Empresas y finanzas

Paris Champs-Elysees turned green field by farmers



    By Gus Trompiz

    PARIS (Reuters) - French farmers transformed the most famous avenue of Paris, the Champs-Elysees, into a giant strip of farmland on Sunday in a bid to generate public enthusiasm about a sector they say faces an uncertain future.

    The two-day event, timed to coincide with a holiday weekend, attracted huge crowds for its first day amid summer-style temperatures in the capital city.

    The Jeunes Agriculteurs (Young Farmers) union, representing some 55,000 farmers under the age of 35, installed mini-fields along a km (half mile) stretch of the avenue -- whose name means "Elysian Fields" -- to present an array of farm production from lavender plants to livestock.

    The event harks back to a display organized 20 years ago in which combine harvesters cut a field of grain on the same avenue in Paris, and farmers hope it will garner support as they seek to reverse a decline in farm revenues.

    Farmers have used Paris as a stage for protests in recent months, including a tractor-led demonstration and an unauthorized protest in front of the presidential palace.

    "It's an opportunity to talk about agriculture in a very positive way," Jean-Michel Lemetayer, president of France's main farm union, the FNSEA, told Reuters.

    "We're lucky to have great weather -- nature expresses itself even better when the weather is good."
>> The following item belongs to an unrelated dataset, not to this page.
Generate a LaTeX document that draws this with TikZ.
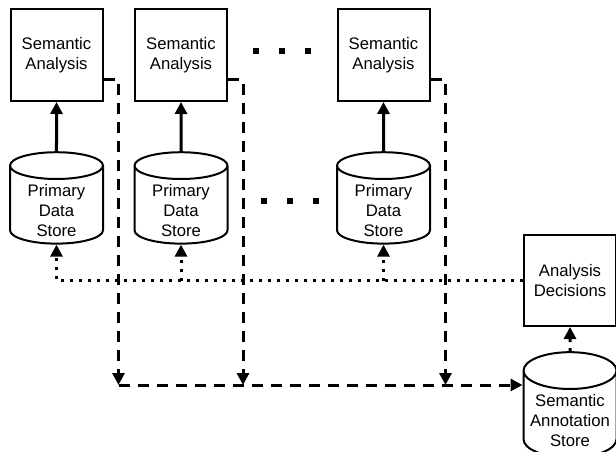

    Lemetayer and other union officials accompanied Agriculture Minister Bruno Le Maire and Environment Minister Jean-Louis Borloo as they visited the rural displays.

    The presence of the ministers offered a way for the authorities to ease tensions in farming over environmental legislation they say has penalized their competitiveness.

    "It's not about them and us, one side against another," Jean-Louis Borloo said.

    "There are parts of the (farming) profession that are in a fragile state, we have to be very attentive to that."

    The effort by French farmers comes as they call for the European Union to maintain a strong regulatory framework for farming as the bloc debates the future of its Common Agricultural Policy, under which France currently receives the most subsidies out of the 27 EU countries.

    "It's about re-establishing contact with the public about what our profession is and what they want from it," William Villeneuve, president of the Jeunes Agriculteurs, told Reuters prior to the event.

    "Do they want the cheapest products in the world or do they want products that pay producers?"